Les mœurs changent, certes. En réponse aux nouvelles sophistications gastronomiques américaines, un panneau à l’entrée d’Eisenberg, un petit monument du Flatiron District, indique que le lieu «élève le taux de cholestérol de New York depuis 1929». Rien, effectivement, n’a changé dans ce long tunnel de boiseries sombres depuis l’époque où le président Hoover combattait Al Capone et le krach de Wall Street. Josh Konecky, le patron, s’extasie toujours devant la patine du repose-pieds du bar, en caressant le marbre noir du comptoir d’époque, mais il n’a que les loyers en tête. Son bail, renouvelé de justesse, lui garantit la survie jusqu’en 2022. «Au-delà? Les propriétaires du quartier demandent des loyers mensuels de 40 000 dollars aux nouveaux commerçants, grince-t-il. Combien de sandwichs devrai-je vendre pour tenir ces tarifs?»
Josh était un habitué d’Eisenberg avant de reprendre l’affaire en 2005. Son métier d’imprimeur exigeait une reconversion, et ce bavard jovial ne pouvait se résoudre à voir «fermer l’annexe de son living-room». Jodie Foster passe parfois. Et il sait que Spike Lee travaille dans son bureau voisin quand un coursier vient lui commander un sandwich au thon avec oignons hachés, son préféré. «Eisenberg appartient aux New-Yorkais normaux. C’est leur dernier refuge contre la névrose et la dictature du fric.»

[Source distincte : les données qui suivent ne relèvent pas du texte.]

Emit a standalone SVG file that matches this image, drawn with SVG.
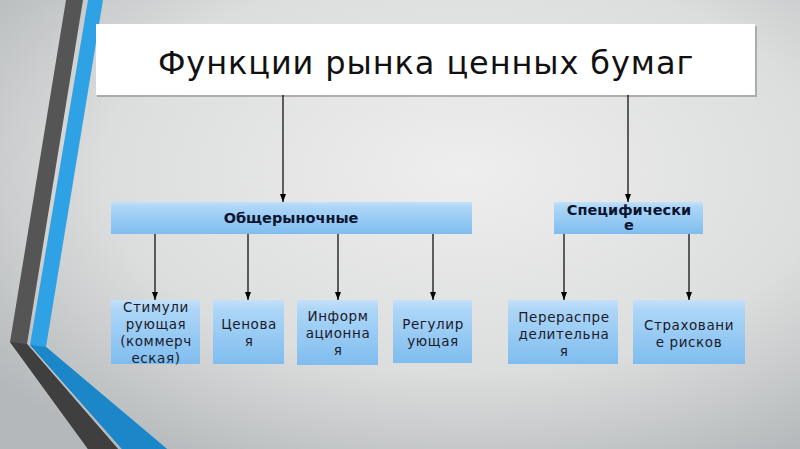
<svg xmlns="http://www.w3.org/2000/svg" width="800" height="449" viewBox="0 0 800 449">
<defs>
<radialGradient id="bg" cx="0.58" cy="0.38" r="0.75">
<stop offset="0" stop-color="#eeeeee"/>
<stop offset="0.6" stop-color="#dcdddd"/>
<stop offset="1" stop-color="#b4b8ba"/>
</radialGradient>
<linearGradient id="box" x1="0" y1="0" x2="0" y2="1">
<stop offset="0" stop-color="#c3e0f9"/>
<stop offset="0.15" stop-color="#add6f7"/>
<stop offset="1" stop-color="#7fbdef"/>
</linearGradient>
<marker id="arr" markerWidth="8" markerHeight="6" refX="8" refY="3" orient="auto" markerUnits="userSpaceOnUse" viewBox="0 0 8 6">
<path d="M0,0 L8,3 L0,6 Z" fill="#000"/>
</marker>
</defs>
<style>
.node rect.b{fill:url(#box);}
.t{font-family:"DejaVu Sans","Liberation Sans",sans-serif;font-size:13.5px;fill:#1a1a2a;text-anchor:middle;letter-spacing:0.6px;}
.h{font-family:"DejaVu Sans","Liberation Sans",sans-serif;font-size:14.5px;font-weight:bold;fill:#0b1530;text-anchor:middle;}
.c line{stroke:#000;stroke-width:1.2;marker-end:url(#arr);}
</style>
<rect width="800" height="449" fill="url(#bg)"/>
<g id="decor">
<polygon points="66,0 83,0 27,344 118,449 88,449 10,342" fill="#555555"/>
<polygon points="10,342 27,344 118,449 88,449" fill="#3f3f3f"/>
<polygon points="88,0 103,0 46,347 167,449 122,449 30,345" fill="#2fa2e6"/>
<polygon points="30,345 46,347 167,449 122,449" fill="#1b86c8"/>
</g>
<g id="title">
<rect x="97" y="26" width="660" height="71" fill="#8a8a8a" opacity="0.6"/>
<rect x="96" y="24" width="659" height="71" fill="#ffffff"/>
<text x="426" y="74" font-family="DejaVu Sans, Liberation Sans, sans-serif" font-size="32" fill="#111" text-anchor="middle" letter-spacing="0.9">Функции рынка ценных бумаг</text>
</g>
<g class="c" id="connectors">
<line x1="283" y1="95" x2="283" y2="202"/>
<line x1="628" y1="95" x2="628" y2="202"/>
<line x1="155" y1="234" x2="155" y2="300"/>
<line x1="248" y1="234" x2="248" y2="300"/>
<line x1="338" y1="234" x2="338" y2="300"/>
<line x1="433" y1="234" x2="433" y2="300"/>
<line x1="564" y1="234" x2="564" y2="300"/>
<line x1="689" y1="234" x2="689" y2="300"/>
</g>
<g class="node" id="general">
<rect class="b" x="111" y="202" width="361" height="32"/>
<text class="h" x="291" y="223">Общерыночные</text>
</g>
<g class="node" id="specific">
<rect class="b" x="554" y="202" width="149" height="32"/>
<text class="h" x="629" y="215">Специфически</text>
<text class="h" x="629" y="230">е</text>
</g>
<g class="node" id="stim">
<rect class="b" x="111" y="300" width="89" height="64"/>
<text class="t" x="156" y="312">Стимули</text>
<text class="t" x="156" y="329">рующая</text>
<text class="t" x="156" y="346">(коммерч</text>
<text class="t" x="156" y="363">еская)</text>
</g>
<g class="node" id="price">
<rect class="b" x="213" y="300" width="71" height="64"/>
<text class="t" x="249" y="329">Ценова</text>
<text class="t" x="249" y="346">я</text>
</g>
<g class="node" id="info">
<rect class="b" x="297" y="300" width="81" height="65"/>
<text class="t" x="338" y="321">Информ</text>
<text class="t" x="338" y="338">ационна</text>
<text class="t" x="338" y="355">я</text>
</g>
<g class="node" id="reg">
<rect class="b" x="393" y="300" width="79" height="63"/>
<text class="t" x="433" y="329">Регулир</text>
<text class="t" x="433" y="346">ующая</text>
</g>
<g class="node" id="redist">
<rect class="b" x="508" y="300" width="110" height="64"/>
<text class="t" x="564" y="322">Перераспре</text>
<text class="t" x="564" y="339">делительна</text>
<text class="t" x="564" y="356">я</text>
</g>
<g class="node" id="insur">
<rect class="b" x="633" y="300" width="112" height="64"/>
<text class="t" x="689" y="330">Страховани</text>
<text class="t" x="689" y="347">е рисков</text>
</g>
</svg>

Mike, de Cozy, approuverait, lui qui ne revient toujours pas de cette histoire: un jour d’affluence, il avait placé à la même table un homme et une femme qui ne se connaissaient pas. «Je les revois encore, bla-bla-bla bla bla, grands sourires. Quatre ans plus tard, un coup de fil. Un type me demandait de mettre une nappe blanche et des fleurs sur la table 2, près du comptoir.» Le soir, raconte le patron, ils sont arrivés tous les deux, et le galant a sorti sa bague au dessert. «Nous sommes des diners de New York, lance Mike. Mais, vous voyez, nous ne vendons pas que de la soupe.»